┌────────

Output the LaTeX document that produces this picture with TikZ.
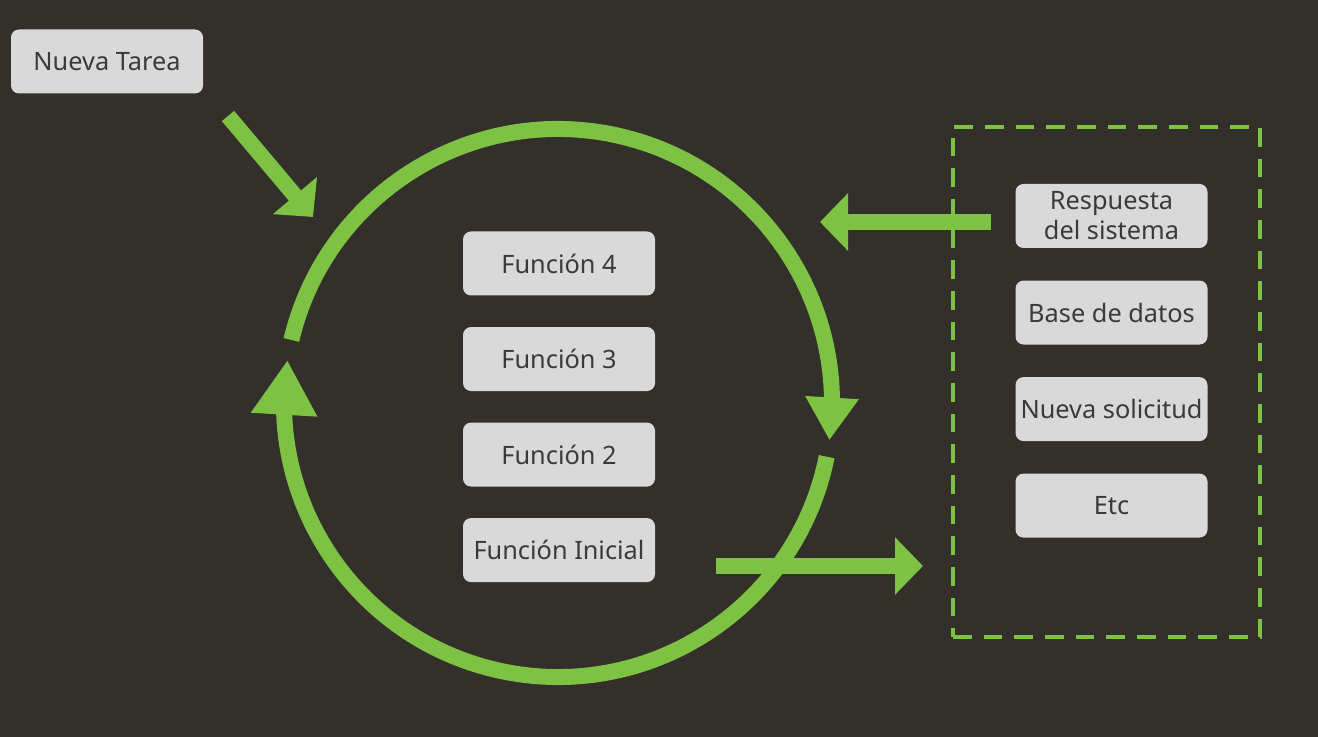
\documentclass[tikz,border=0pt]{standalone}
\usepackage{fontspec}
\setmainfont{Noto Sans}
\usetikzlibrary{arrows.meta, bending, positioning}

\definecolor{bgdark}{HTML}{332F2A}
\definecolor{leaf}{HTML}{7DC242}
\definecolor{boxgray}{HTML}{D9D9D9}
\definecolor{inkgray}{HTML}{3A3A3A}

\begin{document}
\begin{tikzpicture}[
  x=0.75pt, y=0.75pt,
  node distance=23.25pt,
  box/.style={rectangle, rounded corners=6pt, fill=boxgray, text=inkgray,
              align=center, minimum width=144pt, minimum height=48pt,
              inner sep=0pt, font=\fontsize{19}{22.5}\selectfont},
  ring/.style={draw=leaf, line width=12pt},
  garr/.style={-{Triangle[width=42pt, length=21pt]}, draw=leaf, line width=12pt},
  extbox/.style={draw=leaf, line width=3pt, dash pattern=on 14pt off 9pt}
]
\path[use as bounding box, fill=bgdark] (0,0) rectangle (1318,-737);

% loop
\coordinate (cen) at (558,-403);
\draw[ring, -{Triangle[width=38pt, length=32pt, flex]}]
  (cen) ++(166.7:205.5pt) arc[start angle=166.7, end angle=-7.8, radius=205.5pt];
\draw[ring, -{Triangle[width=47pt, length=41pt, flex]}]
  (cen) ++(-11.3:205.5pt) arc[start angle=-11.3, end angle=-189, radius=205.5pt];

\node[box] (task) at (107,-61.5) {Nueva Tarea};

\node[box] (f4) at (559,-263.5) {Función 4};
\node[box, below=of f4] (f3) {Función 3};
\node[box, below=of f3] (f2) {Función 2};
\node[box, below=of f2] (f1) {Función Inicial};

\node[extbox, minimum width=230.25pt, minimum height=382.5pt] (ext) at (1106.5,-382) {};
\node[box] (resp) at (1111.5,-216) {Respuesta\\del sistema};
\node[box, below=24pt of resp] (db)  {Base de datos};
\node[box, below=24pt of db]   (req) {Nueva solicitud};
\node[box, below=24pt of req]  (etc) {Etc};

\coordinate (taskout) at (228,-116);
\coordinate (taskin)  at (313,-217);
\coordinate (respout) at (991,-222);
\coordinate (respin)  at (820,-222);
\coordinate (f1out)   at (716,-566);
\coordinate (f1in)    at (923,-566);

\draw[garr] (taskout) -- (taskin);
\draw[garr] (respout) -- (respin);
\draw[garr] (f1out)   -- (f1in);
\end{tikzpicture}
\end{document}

└────────

[What the exercise asks] Copy nothing but the lines from the first one in the listing through the line with "(task) at (107,-61.5)", and omit the pictures.

[Written response]
Output the LaTeX document that produces this picture with TikZ.
\documentclass[tikz,border=0pt]{standalone}
\usepackage{fontspec}
\setmainfont{Noto Sans}
\usetikzlibrary{arrows.meta, bending, positioning}

\definecolor{bgdark}{HTML}{332F2A}
\definecolor{leaf}{HTML}{7DC242}
\definecolor{boxgray}{HTML}{D9D9D9}
\definecolor{inkgray}{HTML}{3A3A3A}

\begin{document}
\begin{tikzpicture}[
  x=0.75pt, y=0.75pt,
  node distance=23.25pt,
  box/.style={rectangle, rounded corners=6pt, fill=boxgray, text=inkgray,
              align=center, minimum width=144pt, minimum height=48pt,
              inner sep=0pt, font=\fontsize{19}{22.5}\selectfont},
  ring/.style={draw=leaf, line width=12pt},
  garr/.style={-{Triangle[width=42pt, length=21pt]}, draw=leaf, line width=12pt},
  extbox/.style={draw=leaf, line width=3pt, dash pattern=on 14pt off 9pt}
]
\path[use as bounding box, fill=bgdark] (0,0) rectangle (1318,-737);

% loop
\coordinate (cen) at (558,-403);
\draw[ring, -{Triangle[width=38pt, length=32pt, flex]}]
  (cen) ++(166.7:205.5pt) arc[start angle=166.7, end angle=-7.8, radius=205.5pt];
\draw[ring, -{Triangle[width=47pt, length=41pt, flex]}]
  (cen) ++(-11.3:205.5pt) arc[start angle=-11.3, end angle=-189, radius=205.5pt];

\node[box] (task) at (107,-61.5) {Nueva Tarea};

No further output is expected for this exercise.